** TASK GOAL **
Leave out the pictures and repeat the rest of the material exactly.

** INFORMATION PROVIDED **
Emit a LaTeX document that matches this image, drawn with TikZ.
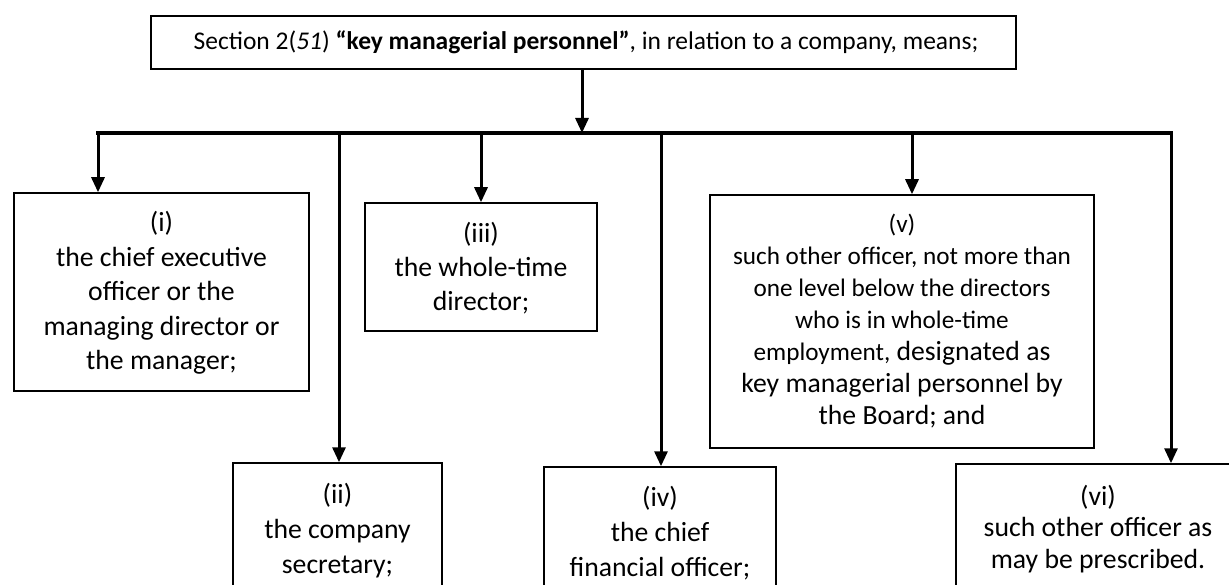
\documentclass[tikz,border=0pt]{standalone}
\usepackage{fontspec}
\setmainfont{Carlito}
\usetikzlibrary{arrows.meta}
\begin{document}
\begin{tikzpicture}[x=1pt,y=-1pt,
  box/.style={draw, line width=1.5pt, inner sep=0pt},
  txt/.style={align=center, font=\fontsize{27.7}{34.5}\selectfont, inner sep=0pt},
  con/.style={line width=3.5pt, line cap=rect},
  arr/.style={line width=3pt, -{Triangle[width=13pt,length=15pt]}}]
\useasboundingbox (0,0) rectangle (1229,585);
\clip (0,0) rectangle (1229,585);
\fill[white] (0,0) rectangle (1229,585);
% boxes
\node[box, minimum width=865pt, minimum height=53pt] (top) at (583.5,42.5) {};
\node[box, minimum width=295pt, minimum height=198pt] (b1) at (161.5,292) {};
\node[box, minimum width=209pt, minimum height=160pt] (b2) at (337.5,543) {};
\node[box, minimum width=232pt, minimum height=128pt] (b3) at (481,267) {};
\node[box, minimum width=232pt, minimum height=156pt] (b4) at (660,545) {};
\node[box, minimum width=384pt, minimum height=253pt] (b5) at (902,321.5) {};
\node[box, minimum width=284pt, minimum height=158pt] (b6) at (1098,543) {};
% texts
\node[txt, font=\fontsize{25.5}{28}\selectfont] (ttop) at (586,42) {Section 2(\textit{51}) \textbf{“key managerial personnel”}, in relation to a company, means;};
\node[txt] (t1) at (161.5,293) {(i)\\the chief executive\\officer or the\\managing director or\\the manager;};
\node[txt, font=\fontsize{27.7}{35}\selectfont] (t2) at (337.5,531) {(ii)\\the company\\secretary;};
\node[txt, font=\fontsize{27.7}{34}\selectfont] (t3) at (481,268) {(iii)\\the whole-time\\director;};
\node[txt, font=\fontsize{27.7}{35}\selectfont] (t4) at (660,533) {(iv)\\the chief\\financial officer;};
\node[txt, font=\fontsize{27.7}{32}\selectfont] (t5) at (902,321) {{\fontsize{25.2}{30}\selectfont (v)}\\{\fontsize{25.2}{30}\selectfont such other officer, not more than}\\{\fontsize{25.2}{30}\selectfont one level below the directors}\\{\fontsize{25.2}{30}\selectfont who is in whole-time}\\{\fontsize{25.2}{30}\selectfont employment,} designated as\\key managerial personnel by\\the Board; and};
\node[txt, font=\fontsize{27.7}{31.5}\selectfont] (t6) at (1098,529) {(vi)\\such other officer as\\may be prescribed.};
% connectors
\coordinate (j) at (582,133);
\coordinate (a1) at (98,133);
\coordinate (a2) at (339,133);
\coordinate (a3) at (481,133);
\coordinate (a4) at (661,133);
\coordinate (a5) at (912,133);
\coordinate (a6) at (1171,133);
\draw[arr] (top.south -| j) -- (j);
\draw[con] (a1) -- (a6);
\draw[arr] (a1) -- (a1 |- b1.north);
\draw[arr] (a2) -- (a2 |- b2.north);
\draw[arr] (a3) -- (a3 |- b3.north);
\draw[arr] (a4) -- (a4 |- b4.north);
\draw[arr] (a5) -- (a5 |- b5.north);
\draw[arr] (a6) -- (a6 |- b6.north);
\end{tikzpicture}
\end{document}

** IN RESPONSE **
Emit a LaTeX document that matches this image, drawn with TikZ.
\documentclass[tikz,border=0pt]{standalone}
\usepackage{fontspec}
\setmainfont{Carlito}
\usetikzlibrary{arrows.meta}
\begin{document}
\begin{tikzpicture}[x=1pt,y=-1pt,
  box/.style={draw, line width=1.5pt, inner sep=0pt},
  txt/.style={align=center, font=\fontsize{27.7}{34.5}\selectfont, inner sep=0pt},
  con/.style={line width=3.5pt, line cap=rect},
  arr/.style={line width=3pt, -{Triangle[width=13pt,length=15pt]}}]
\useasboundingbox (0,0) rectangle (1229,585);
\clip (0,0) rectangle (1229,585);
\fill[white] (0,0) rectangle (1229,585);
% boxes
\node[box, minimum width=865pt, minimum height=53pt] (top) at (583.5,42.5) {};
\node[box, minimum width=295pt, minimum height=198pt] (b1) at (161.5,292) {};
\node[box, minimum width=209pt, minimum height=160pt] (b2) at (337.5,543) {};
\node[box, minimum width=232pt, minimum height=128pt] (b3) at (481,267) {};
\node[box, minimum width=232pt, minimum height=156pt] (b4) at (660,545) {};
\node[box, minimum width=384pt, minimum height=253pt] (b5) at (902,321.5) {};
\node[box, minimum width=284pt, minimum height=158pt] (b6) at (1098,543) {};
% texts
\node[txt, font=\fontsize{25.5}{28}\selectfont] (ttop) at (586,42) {Section 2(\textit{51}) \textbf{“key managerial personnel”}, in relation to a company, means;};
\node[txt] (t1) at (161.5,293) {(i)\\the chief executive\\officer or the\\managing director or\\the manager;};
\node[txt, font=\fontsize{27.7}{35}\selectfont] (t2) at (337.5,531) {(ii)\\the company\\secretary;};
\node[txt, font=\fontsize{27.7}{34}\selectfont] (t3) at (481,268) {(iii)\\the whole-time\\director;};
\node[txt, font=\fontsize{27.7}{35}\selectfont] (t4) at (660,533) {(iv)\\the chief\\financial officer;};
\node[txt, font=\fontsize{27.7}{32}\selectfont] (t5) at (902,321) {{\fontsize{25.2}{30}\selectfont (v)}\\{\fontsize{25.2}{30}\selectfont such other officer, not more than}\\{\fontsize{25.2}{30}\selectfont one level below the directors}\\{\fontsize{25.2}{30}\selectfont who is in whole-time}\\{\fontsize{25.2}{30}\selectfont employment,} designated as\\key managerial personnel by\\the Board; and};
\node[txt, font=\fontsize{27.7}{31.5}\selectfont] (t6) at (1098,529) {(vi)\\such other officer as\\may be prescribed.};
% connectors
\coordinate (j) at (582,133);
\coordinate (a1) at (98,133);
\coordinate (a2) at (339,133);
\coordinate (a3) at (481,133);
\coordinate (a4) at (661,133);
\coordinate (a5) at (912,133);
\coordinate (a6) at (1171,133);
\draw[arr] (top.south -| j) -- (j);
\draw[con] (a1) -- (a6);
\draw[arr] (a1) -- (a1 |- b1.north);
\draw[arr] (a2) -- (a2 |- b2.north);
\draw[arr] (a3) -- (a3 |- b3.north);
\draw[arr] (a4) -- (a4 |- b4.north);
\draw[arr] (a5) -- (a5 |- b5.north);
\draw[arr] (a6) -- (a6 |- b6.north);
\end{tikzpicture}
\end{document}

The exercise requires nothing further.